◆ Task objective
Below are some entries. Copy each line that holds the string "this".

◆ Entries with chart source code

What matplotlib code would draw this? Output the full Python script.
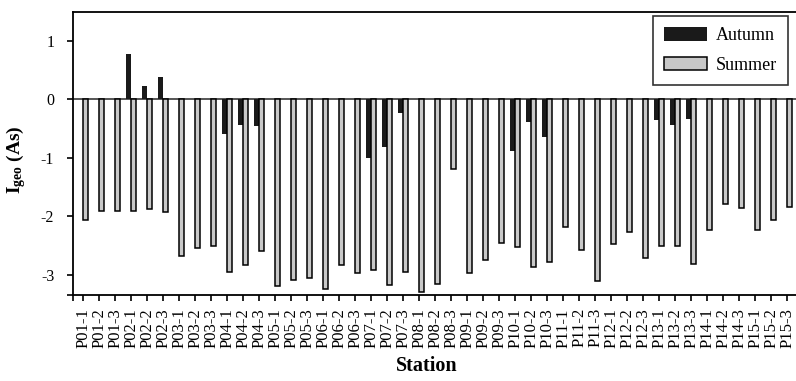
import numpy as np
import matplotlib
matplotlib.use('Agg')
import matplotlib.pyplot as plt

# Station names and Igeo(As) values
stations = ['P01-1', 'P01-2', 'P01-3', 'P02-1', 'P02-2', 'P02-3',
            'P03-1', 'P03-2', 'P03-3', 'P04-1', 'P04-2', 'P04-3',
            'P05-1', 'P05-2', 'P05-3', 'P06-1', 'P06-2', 'P06-3',
            'P07-1', 'P07-2', 'P07-3', 'P08-1', 'P08-2', 'P08-3',
            'P09-1', 'P09-2', 'P09-3', 'P10-1', 'P10-2', 'P10-3',
            'P11-1', 'P11-2', 'P11-3', 'P12-1', 'P12-2', 'P12-3',
            'P13-1', 'P13-2', 'P13-3', 'P14-1', 'P14-2', 'P14-3',
            'P15-1', 'P15-2', 'P15-3']

autumn = [0, 0, 0, 0.77, 0.23, 0.39,
          0, 0, 0, -0.60, -0.44, -0.45,
          0, 0, 0, 0, 0, 0,
          -1.01, -0.81, -0.23, 0, 0, 0,
          0, 0, 0, -0.875, -0.38, -0.64,
          0, 0, 0, 0, 0, 0,
          -0.36, -0.44, -0.33, 0, 0, 0,
          0, 0, 0]

summer = [-2.07, -1.90, -1.90, -1.90, -1.875, -1.93,
          -2.67, -2.54, -2.51, -2.95, -2.83, -2.59,
          -3.19, -3.08, -3.05, -3.24, -2.83, -2.97,
          -2.92, -3.18, -2.95, -3.29, -3.15, -1.19,
          -2.96, -2.75, -2.45, -2.53, -2.86, -2.78,
          -2.18, -2.58, -3.11, -2.48, -2.27, -2.71,
          -2.50, -2.51, -2.81, -2.24, -1.78, -1.86,
          -2.24, -2.07, -1.84]

plt.rcParams['font.family'] = ['Liberation Serif', 'DejaVu Serif']
plt.rcParams['mathtext.fontset'] = 'custom'
plt.rcParams['mathtext.rm'] = 'Liberation Serif'
plt.rcParams['mathtext.bf'] = 'Liberation Serif:bold'

fig = plt.figure(figsize=(7.96, 3.81), dpi=100)
ax = fig.add_axes([0.0913, 0.2249, 0.9087, 0.7444])

x = np.arange(len(stations))
w = 0.32
ax.axhline(0, color='#555555', lw=1.4, zorder=1)
ax.bar(x - w, autumn, width=w, align='edge', color='#1a1a1a',
       linewidth=0, label='Autumn', zorder=2)
ax.bar(x, summer, width=w, align='edge', color='#c8c8c8',
       edgecolor='black', linewidth=1.1, label='Summer', zorder=2)

ax.set_xlim(-0.66, 44.54)
ax.set_ylim(-3.35, 1.5)
ax.set_xticks(x)
ax.set_xticklabels(stations, rotation=90, fontsize=12)
ax.set_yticks([1, 0, -1, -2, -3])
ax.set_yticklabels(['1', '0', '-1', '-2', '-3'], fontsize=11.5)
ax.set_xticks([-0.66], minor=True)
ax.set_yticks([-3.35], minor=True)

ax.tick_params(axis='both', which='both', direction='out', width=1.2, length=4.3)
ax.tick_params(axis='x', pad=5)
ax.tick_params(axis='y', pad=9)

for s in ['left', 'bottom', 'top']:
    ax.spines[s].set_linewidth(1.3)
ax.spines['right'].set_visible(False)

ax.set_xlabel('Station', fontsize=14.5, fontweight='bold')
ax.xaxis.set_label_coords(0.49, -0.215)
ax.set_ylabel(r'$\mathbf{I_{geo}}$ (As)', fontsize=14, fontweight='bold')
ax.yaxis.set_label_coords(-0.062, 0.48)

leg = ax.legend(loc='upper right', bbox_to_anchor=(788 / 796, 1 - 16 / 381),
                bbox_transform=fig.transFigure, fontsize=13, frameon=True,
                fancybox=False, edgecolor='black', handlelength=2.4,
                handleheight=0.8, handletextpad=0.5, labelspacing=0.7,
                borderpad=0.6, borderaxespad=0)
leg.get_frame().set_linewidth(1.2)

fig.savefig('out.png', dpi=100)
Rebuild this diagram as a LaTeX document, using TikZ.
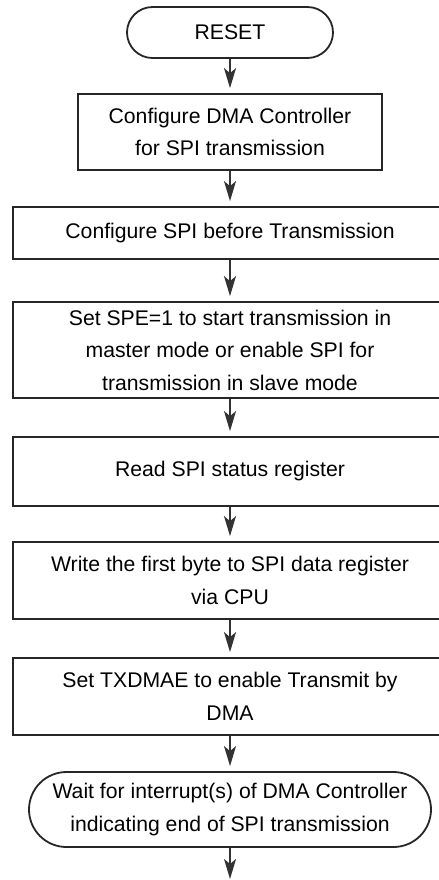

◆ Full response
What matplotlib code would draw this? Output the full Python script.
Rebuild this diagram as a LaTeX document, using TikZ.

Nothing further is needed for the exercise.